The bus system’s assistant for operations, Joseph Pondiccio, responded by email on April 3:

“We do not have the personnel or surplus to provide each stop with a trash receptacle. We have over 3,000 bus stops and it isn’t possible to get to each one in a timely manner.”

Another employee left a voicemail informing Bonnell that the Croton Village Board of Trustees had been notified about the litter problem at the Sky View Haven bus stop. Finally, Bonnell contacted the Croton-on-Hudson Village Department of Public Works to obtain support until the county had time to address the issue. He received a one-sentence response from the superintendent:

“We will take a look at these areas” 

For his efforts, Bonnell has only seen one plastic trash bin set up near the nursing home on route 9A, across the way from a trash bag tied to a pole. The litter continues. He plans to get the issue inserted into the next Zoom meeting of the Village Board of Trustees.

The concurrent efforts of Morisset and Bonnell to “flatten the curve”, so to speak, of the local litter epidemic are still too new to be certain of their long-term effectiveness. Morisset still occasionally takes pictures of litter, but not as many as before. He feels the two collages he created have made his point. Bonnell is still preparing for the village Board of Trustees meeting and dodging biohazards on his daily runs. He believes that, given a logical explanation and an opportunity, most people will do the right thing.

“I don’t want to shame people into doing it,” he says. “I want them to…think before they do.”

He admits that this will not work on everyone, citing his own father – who distrusts global organizations like the World Health Organization – as an example, but he approaches problems like an engineer. It doesn’t need to be perfect; it just needs to work well enough. When he sees a problem, he looks for the path of least resistance and most impact.

Ocean Morisset has many of the same concerns but sees them in light of his own professions. As a front-line health care worker who tends to an elderly mother-in-law with his husband, he is acutely aware of the dangers posed by these actions and takes them personally. How can he not, when he knows if he gets sick it might affect his elderly relatives and his vulnerable patients? 

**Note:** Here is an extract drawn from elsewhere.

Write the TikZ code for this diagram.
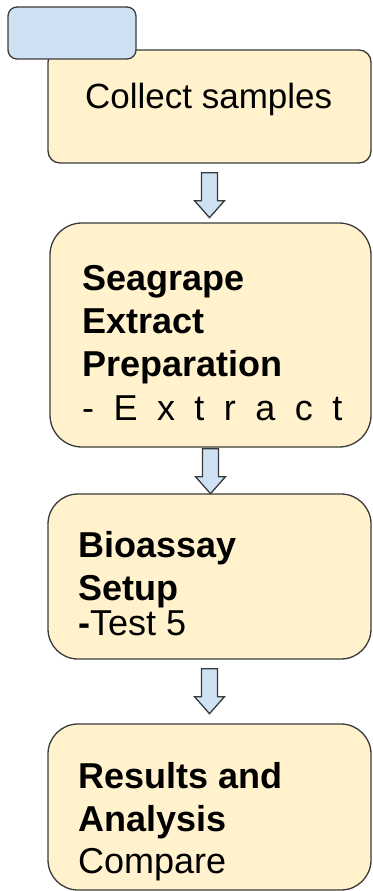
\documentclass[tikz,border=0pt]{standalone}
\usepackage{fontspec}
\setmainfont{Liberation Sans}
\usetikzlibrary{calc}

\definecolor{stepfill}{HTML}{FFF2CC}
\definecolor{tabfill}{HTML}{CFE2F3}
\definecolor{edgegray}{HTML}{3A3A3A}

\def\stepLeft{48}
\def\stepRight{371}
\def\shaftHalf{8}
\def\headHalf{15}
\def\shaftLength{28}
\def\headLength{17}

\tikzset{
    stepbox/.style = {draw = edgegray, fill = stepfill, line width = 1.3pt,
        rectangle, inner sep = 0pt},
    steptext/.style = {anchor = base west, inner sep = 0pt,
        font = \fontsize{36}{43}\selectfont},
    blockarrow/.style = {draw = edgegray, fill = tabfill, line width = 1.3pt,
        line join = miter},
}

%% block arrow below a box: node, gap
\newcommand{\stepArrow}[2]{
    \draw [blockarrow]
    ($(#1.south)+(-\shaftHalf,#2)$)
    -- ++(0,\shaftLength)
    -- ++({-\headHalf+\shaftHalf},0)
    -- ++(\headHalf,\headLength)
    -- ++(\headHalf,-\headLength)
    -- ++({-\headHalf+\shaftHalf},0)
    -- ++(0,-\shaftLength)
    -- cycle
    ;
}

\begin{document}
\begin{tikzpicture}[x = 1pt, y = -1pt]
    \useasboundingbox (0,0) rectangle (372,891);

    %% boxes
    \node [stepbox, rounded corners = 12pt,
        minimum width = 323pt, minimum height = 113pt]
        (collectbox) at (209.5,106.5) {};
    \node [draw = edgegray, fill = tabfill, line width = 1.3pt,
        rounded corners = 9pt, minimum width = 128pt, minimum height = 52pt]
        (tab) at (72,33) {};
    \node [stepbox, rounded corners = 32pt,
        minimum width = 321pt, minimum height = 224pt]
        (extractbox) at (210.5,335) {};
    \node [stepbox, rounded corners = 30pt,
        minimum width = 323pt, minimum height = 165pt]
        (bioassaybox) at (209.5,576.5) {};
    \node [stepbox, rounded corners = 30pt,
        minimum width = 323pt, minimum height = 166pt]
        (resultsbox) at (209.5,807) {};

    %% arrows
    \stepArrow{collectbox}{9}
    \stepArrow{extractbox}{1}
    \stepArrow{bioassaybox}{9}

    %% texts
    \node [steptext, font = \fontsize{35}{43}\selectfont]
        (collect) at (85,108) {Collect samples};

    \node [steptext] (seagrape) at (82,290.5) {\bfseries Seagrape};
    \node [steptext] (extractA) at (82,333) {\bfseries Extract};
    \node [steptext] (preparation) at (82,376) {\bfseries Preparation};
    \node [steptext] (extractB) at (82,420)
        {\spaceskip = 0.54em - E x t r a c t};

    \node [steptext] (bioassay) at (78,557) {\bfseries Bioassay};
    \node [steptext] (setup) at (78,600.5) {\bfseries Setup};
    \node [steptext] (test) at (78,635) {\textbf{-}Test 5};

    \node [steptext] (results) at (78,788) {\bfseries Results and};
    \node [steptext] (analysis) at (78,831.5) {\bfseries Analysis};
    \node [steptext] (compare) at (78,873) {Compare};
\end{tikzpicture}
\end{document}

“People are pigs,” Morisset said. “How else do you describe someone like that…I’ve heard people called worse.”

When the dust clears, perhaps both of these men will be successful, perhaps neither. For now, they keep trying.

By Samuel Rowland

I am a 23-year-old journalism major with senior standing at Stony Brook University. I already have an Associate's Degree in Journalism from Westchester Community College. My interests lie in science journalism, promoting scientific literacy and wonder and promoting replication studies and other misunderstood and underfunded parts of the scientific process. My existing work includes two years worth of articles in the Westchester Community College newspaper, The Viking News, and articles in Technolawyer coauthored with other employees of the computer consulting company, Basha Systems LLC.